The Magic of Melies: A good, informative discussion of Georges Melies and his wonderful films. There are interviews and some recreations, as well as plenty of clips of Melies’s films, other films of the era, and photographs. His story is a fascinating one, and very important to our understanding of film as an art form. Movie buffs should see this, for sure.
My Fail Lady: Rex Harrison is charmingly cruel as the language expert who decides to make a proper lady out of a low-class flower seller. Audrey Hepburn…Well, she’s not so great as the flower seller. The movie is fun and lavish, if a bit overlong (OK, maybe more than a bit overlong). Several of the songs are quite good. But I can’t get over Hepburn. I know the movie is supposed to be somewhat broad, somewhat exaggerated, but her accent is absolutely awful, to the point of being distracting.

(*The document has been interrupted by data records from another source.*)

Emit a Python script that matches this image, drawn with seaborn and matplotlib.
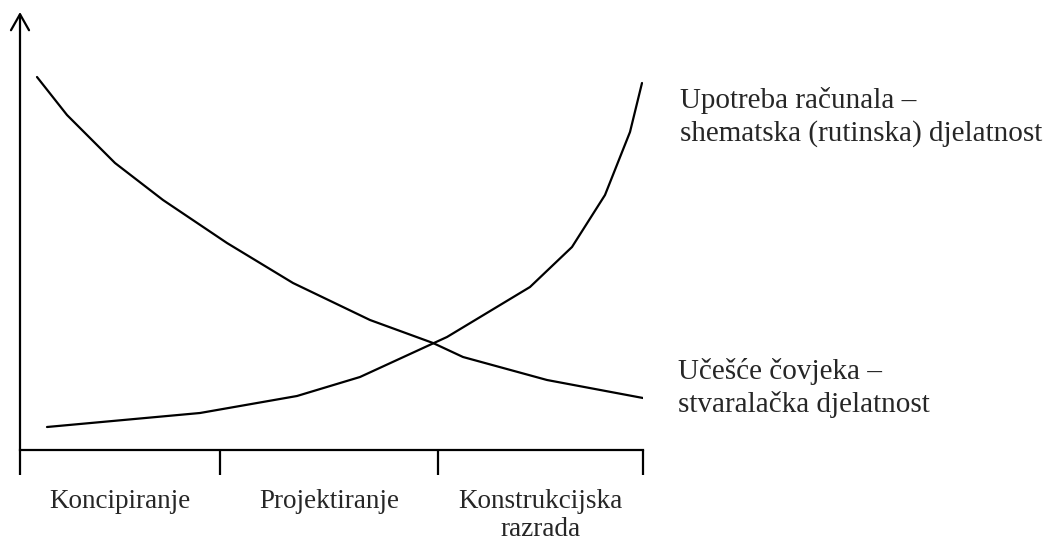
import matplotlib
matplotlib.use("Agg")
import matplotlib.pyplot as plt
import seaborn as sns
import pandas as pd

# ---- data ----
phases = ["Koncipiranje", "Projektiranje", "Konstrukcijska\nrazrada"]
phase_bounds = [0, 200, 418, 623]

human_x = [17, 47, 95, 143, 207, 273, 350, 413, 443, 527, 623]
human_y = [373, 335, 287, 250, 207, 167, 130, 107, 93, 70, 52]

computer_x = [27, 180, 277, 340, 427, 510, 552, 585, 610, 622]
computer_y = [23, 37, 54, 73, 113, 163, 203, 255, 318, 367]

label_human = "Učešće čovjeka –\nstvaralačka djelatnost"
label_computer = "Upotreba računala –\nshematska (rutinska) djelatnost"

# ---- build long-form table ----
df = pd.concat([
    pd.DataFrame({"faza": human_x, "udio": human_y, "serija": "covjek"}),
    pd.DataFrame({"faza": computer_x, "udio": computer_y, "serija": "racunalo"}),
], ignore_index=True)

sns.set_style("white")
plt.rcParams["font.family"] = ["Liberation Serif", "DejaVu Serif"]

W, H = 1049, 544
fig = plt.figure(figsize=(W / 100, H / 100), dpi=100)
ax = fig.add_axes([20 / W, (H - 450) / H, (643 - 20) / W, (450 - 12) / H])

sns.lineplot(data=df, x="faza", y="udio", hue="serija", units="serija",
             estimator=None, sort=False, palette={"covjek": "black", "racunalo": "black"},
             linewidth=1.6, legend=False, ax=ax)

ax.set_xlim(phase_bounds[0], phase_bounds[-1])
ax.set_ylim(0, 438)
ax.set_xlabel("")
ax.set_ylabel("")

for s in ["top", "right", "left"]:
    ax.spines[s].set_visible(False)
ax.spines["bottom"].set_linewidth(1.6)
ax.spines["bottom"].set_color("black")

# boundary ticks (major), labels centred between them (minor)
ax.set_xticks(phase_bounds)
ax.set_xticklabels([])
centers = [(a + b) / 2 for a, b in zip(phase_bounds[:-1], phase_bounds[1:])]
ax.set_xticks(centers, minor=True)
ax.set_xticklabels(phases, minor=True, fontsize=19.5, linespacing=1.18)
ax.tick_params(axis="x", which="major", bottom=True, direction="out", length=18, width=1.6,
               color="black")
ax.tick_params(axis="x", which="minor", bottom=True, length=0, pad=28)
ax.set_yticks([])

# y axis with open arrow head
ax.annotate("", xy=(0, 1.0), xycoords="axes fraction", xytext=(0, 0), textcoords="axes fraction",
            arrowprops=dict(arrowstyle="->,head_length=1.15,head_width=0.65", lw=1.6, color="black",
                            shrinkA=0, shrinkB=0), annotation_clip=False)

# series labels
ax.text(660, 333, label_computer, fontsize=21, va="center", ha="left", linespacing=1.3)
ax.text(658, 62, label_human, fontsize=21, va="center", ha="left", linespacing=1.3)

fig.savefig("out.png", dpi=100)
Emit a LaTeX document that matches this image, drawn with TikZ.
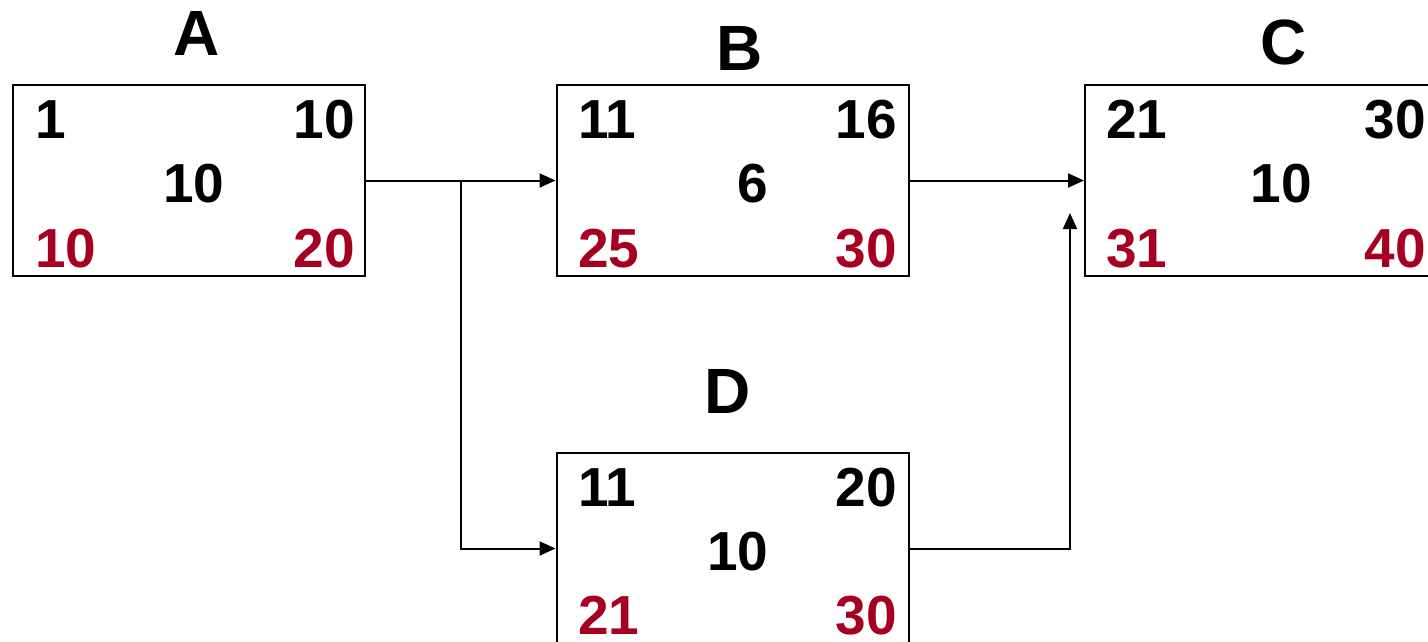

And they never really make her look like anything other than cute little Audrey wearing a funny costume. Though I didn’t love the movie, Rex Harrison is enough fun that I still recommend checking it out.
In between watching these movies, I’ve been watching more Space 1999. Cool show. I like how often episodes have a somewhat horror story vibe. There’s certainly a lot of mystery and weirdness. Other than that, I’ve just been trying to read Preacher again (limited success) and I started Authority, the sequel to Annihilation.